Enfin, les «pères fondateurs» avaient également des perspectives géopolitiques : à l’époque, il s’agissait de faire pièce à l’URSS. C’est du reste la raison pour laquelle Washington avait été un artisan majeur du projet européen. Le contexte a évidemment changé, mais l’hystérie anti-russe refait surface.

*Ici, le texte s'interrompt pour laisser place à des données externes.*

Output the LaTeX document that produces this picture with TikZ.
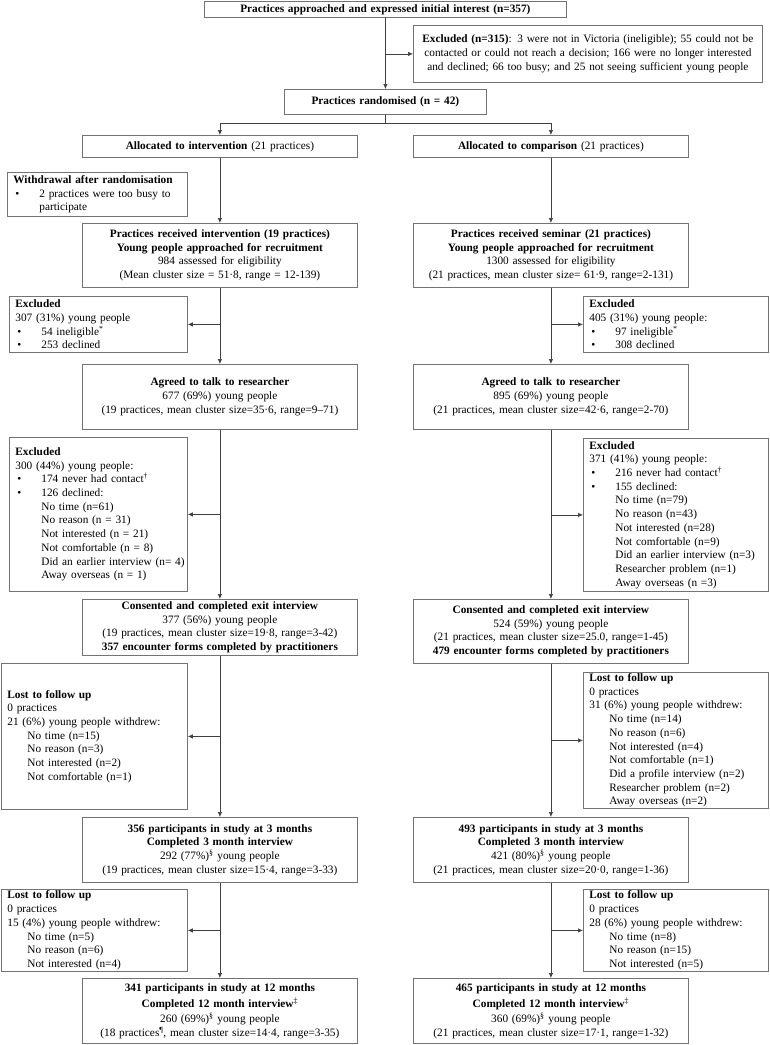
\documentclass[tikz,border=0pt]{standalone}
\usepackage{fontspec}
\setmainfont{Liberation Serif}
\usetikzlibrary{calc}
\usetikzlibrary{arrows.meta}
\tikzset{
    box/.style={draw=black!55, line width=0.8pt, anchor=north west, inner xsep=6pt, inner ysep=1pt,
                font=\fontsize{11.3}{13.7}\selectfont},
    cbox/.style={box, align=center},
    lbox/.style={box, align=left},
    wh/.code 2 args={\pgfmathsetmacro\boxw{#1-12}\pgfkeysalso{minimum width=#1pt, minimum height=#2pt, text width=\boxw pt}},
    link/.style={draw=black!75, line width=0.7pt},
    arr/.style={link, -{Latex[length=5pt,width=4.5pt]}}
}
\newcommand{\bulitem}{\hspace*{2pt}\makebox[24pt][l]{\textbullet}}
\newcommand{\declind}{\hspace*{26pt}}
\newcommand{\lostind}{\hspace*{20pt}}

\begin{document}
\begin{tikzpicture}[x=1pt, y=-1pt]
  \useasboundingbox (0,0) rectangle (770,1045);

  % enrolment
  \node[cbox, wh={362}{16}] (approached) at (204,1)
    {\textbf{Practices approached and expressed initial interest (n=357)}};
  \node[cbox, wh={349}{57}] (exclP) at (413,25)
    {\textbf{Excluded (n=315)}: 3 were not in Victoria (ineligible); 55 could not be\\
     contacted or could not reach a decision; 166 were no longer interested\\
     and declined; 66 too busy; and 25 not seeing sufficient young people};
  \node[cbox, wh={202}{25}] (randomised) at (284,89) {\textbf{Practices randomised (n = 42)}};
  \coordinate (split) at ($(randomised.south)+(0,9)$);

  % allocation
  \node[cbox, wh={275}{22}] (allocI) at (82,135) {\textbf{Allocated to intervention} (21 practices)};
  \node[cbox, wh={275}{22}] (allocC) at (413,135) {\textbf{Allocated to comparison} (21 practices)};
  \node[lbox, wh={180}{44}] (withdrawI) at (7,172)
    {\textbf{Withdrawal after randomisation}\\
     \bulitem 2 practices were too busy to\\
     \declind participate};

  % recruitment
  \node[cbox, wh={275}{64}] (recvI) at (82,223)
    {\textbf{Practices received intervention (19 practices)}\\
     \textbf{Young people approached for recruitment}\\
     984 assessed for eligibility\\
     (Mean cluster size = 51·8, range = 12-139)};
  \node[cbox, wh={275}{64}] (recvC) at (413,223)
    {\textbf{Practices received seminar (21 practices)}\\
     \textbf{Young people approached for recruitment}\\
     1300 assessed for eligibility\\
     (21 practices, mean cluster size= 61·9, range=2-131)};
  \node[lbox, wh={178}{56}] (exclI1) at (9,296)
    {\textbf{Excluded}\\
     307 (31\%) young people\\
     \bulitem 54 ineligible\textsuperscript{*}\\
     \bulitem 253 declined};
  \node[lbox, wh={185}{56}] (exclC1) at (583,296)
    {\textbf{Excluded}\\
     405 (31\%) young people:\\
     \bulitem 97 ineligible\textsuperscript{*}\\
     \bulitem 308 declined};

  % agreed
  \node[cbox, wh={275}{65}] (agrI) at (82,364)
    {\textbf{Agreed to talk to researcher}\\
     677 (69\%) young people\\
     (19 practices, mean cluster size=35·6, range=9–71)};
  \node[cbox, wh={275}{65}] (agrC) at (413,364)
    {\textbf{Agreed to talk to researcher}\\
     895 (69\%) young people\\
     (21 practices, mean cluster size=42·6, range=2-70)};
  \node[lbox, wh={178}{154}] (exclI2) at (9,437)
    {\textbf{Excluded}\\
     300 (44\%) young people:\\
     \bulitem 174 never had contact\textsuperscript{†}\\
     \bulitem 126 declined:\\
     \declind No time (n=61)\\
     \declind No reason (n = 31)\\
     \declind Not interested (n = 21)\\
     \declind Not comfortable (n = 8)\\
     \declind\mbox{Did an earlier interview (n= 4)}\\
     \declind Away overseas (n = 1)};
  \node[lbox, wh={185}{153}] (exclC2) at (583,438)
    {\textbf{Excluded}\\
     371 (41\%) young people:\\
     \bulitem 216 never had contact\textsuperscript{†}\\
     \bulitem 155 declined:\\
     \declind No time (n=79)\\
     \declind No reason (n=43)\\
     \declind Not interested (n=28)\\
     \declind Not comfortable (n=9)\\
     \declind\mbox{Did an earlier interview (n=3)}\\
     \declind Researcher problem (n=1)\\
     \declind Away overseas (n =3)};

  % exit interview
  \node[cbox, wh={275}{56}] (consI) at (82,599)
    {\textbf{Consented and completed exit interview}\\
     377 (56\%) young people\\
     (19 practices, mean cluster size=19·8, range=3-42)\\
     \textbf{357 encounter forms completed by practitioners}};
  \node[cbox, wh={275}{64}] (consC) at (413,599)
    {\textbf{Consented and completed exit interview}\\
     524 (59\%) young people\\
     (21 practices, mean cluster size=25.0, range=1-45)\\
     \textbf{479 encounter forms completed by practitioners}};
  \node[lbox, wh={186}{146}] (lostI1) at (1,663)
    {\textbf{Lost to follow up}\\
     0 practices\\
     21 (6\%) young people withdrew:\\
     \lostind No time (n=15)\\
     \lostind No reason (n=3)\\
     \lostind Not interested (n=2)\\
     \lostind Not comfortable (n=1)};
  \node[lbox, wh={185}{136}] (lostC1) at (583,672)
    {\textbf{Lost to follow up}\\
     0 practices\\
     31 (6\%) young people withdrew:\\
     \lostind No time (n=14)\\
     \lostind No reason (n=6)\\
     \lostind Not interested (n=4)\\
     \lostind Not comfortable (n=1)\\
     \lostind Did a profile interview (n=2)\\
     \lostind Researcher problem (n=2)\\
     \lostind Away overseas (n=2)};

  % 3 months
  \node[cbox, wh={275}{65}] (m3I) at (82,817)
    {\textbf{356 participants in study at 3 months}\\
     \textbf{Completed 3 month interview}\\
     292 (77\%)\textsuperscript{§} young people\\
     (19 practices, mean cluster size=15·4, range=3-33)};
  \node[cbox, wh={275}{65}] (m3C) at (413,817)
    {\textbf{493 participants in study at 3 months}\\
     \textbf{Completed 3 month interview}\\
     421 (80\%)\textsuperscript{§} young people\\
     (21 practices, mean cluster size=20·0, range=1-36)};
  \node[lbox, wh={186}{82}] (lostI2) at (1,889)
    {\textbf{Lost to follow up}\\
     0 practices\\
     15 (4\%) young people withdrew:\\
     \lostind No time (n=5)\\
     \lostind No reason (n=6)\\
     \lostind Not interested (n=4)};
  \node[lbox, wh={185}{82}] (lostC2) at (583,889)
    {\textbf{Lost to follow up}\\
     0 practices\\
     28 (6\%) young people withdrew:\\
     \lostind No time (n=8)\\
     \lostind No reason (n=15)\\
     \lostind Not interested (n=5)};

  % 12 months
  \node[cbox, wh={275}{65}] (m12I) at (82,978)
    {\textbf{341 participants in study at 12 months}\\[3pt]
     \textbf{Completed 12 month interview}\textsuperscript{‡}\\[1pt]
     260 (69\%)\textsuperscript{§} young people\\
     (18 practices\textsuperscript{¶}, mean cluster size=14·4, range=3-35)};
  \node[cbox, wh={275}{65}] (m12C) at (413,978)
    {\textbf{465 participants in study at 12 months}\\[3pt]
     \textbf{Completed 12 month interview}\textsuperscript{‡}\\[1pt]
     360 (69\%)\textsuperscript{§} young people\\
     (21 practices, mean cluster size=17·1, range=1-32)};

  % connectors
  \draw[arr] (approached.south) -- (approached.south |- randomised.north);
  \coordinate (bP) at (approached.south |- exclP.west);
  \draw[arr] (bP) -- (exclP.west);
  \draw[link] (randomised.south) -- (split);
  \draw[arr] (split) -| (allocI.north);
  \draw[arr] (split) -| (allocC.north);
  \foreach \a/\b in {allocI/recvI, recvI/agrI, agrI/consI, consI/m3I, m3I/m12I,
                     allocC/recvC, recvC/agrC, agrC/consC, consC/m3C, m3C/m12C}
    \draw[arr] (\a.south) -- (\b.north);
  % side exits
  \foreach \a/\e/\s in {recvI/exclI1/east, agrI/exclI2/east, consI/lostI1/east, m3I/lostI2/east,
                        recvC/exclC1/west, agrC/exclC2/west, consC/lostC1/west, m3C/lostC2/west}
    \draw[arr] (\a.south |- \e.\s) -- (\e.\s);
\end{tikzpicture}
\end{document}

Plus généralement, l’UE entend «jouer un rôle majeur dans le monde», ce que l’ambassadeur slovène à Paris a exprimé à sa manière il y a quelques jours : «projeter nos valeurs dans notre voisinage». Ces ambitions vont en fait bien au-delà du voisinage, surtout depuis qu’une large part des élites mondialisées a entrepris de sacrer Angela Merkel comme nouveau chef du «monde libre» en lieu et place de l’insaisissable Donald Trump. Quant aux «valeurs», il faut comprendre «intérêts des grands groupes européens», singulièrement allemands.
Là où les coopérations libres assureraient un respect pacifique des intérêts mutuels, l’intégration forcée est porteuse de tensions sans cesse croissantes
Tout cela s’accompagne d’une véritable guerre idéologique où les élites mondialisées et leurs relais visent à semer une immense confusion dans les esprits : les «valeurs démocratiques», l’«ouverture» et la générosité sont ainsi assimilées au libre échange et à la mondialisation. Face à cette dernière se dresseraient pêle-mêle «le repli», «la fermeture», la souveraineté, le nationalisme, l’extrême-droite et «la haine».
En retour, ces arrogantes leçons de morale provoquent l’exaspération croissante d’une large part des citoyens, en particulier issus des classes populaires, tandis que des classes moyennes supérieures, urbanisées et «éduquées», sont instrumentalisées par les oligarchies mondialisées pour rêver d’un monde «sans frontière»… c’est-à-dire sans politique et sans peuple.
En outre, là où les coopérations libres assureraient un respect pacifique des intérêts mutuels, l’intégration forcée est porteuse de tensions sans cesse croissantes (comme lorsque le magazine allemand Focus titrait à propos des Grecs : «Les tricheurs»).
Tel est l’aboutissement de six décennies d’intégration. Il serait raisonnable d’arrêter les frais. Avant qu’il ne soit trop tard.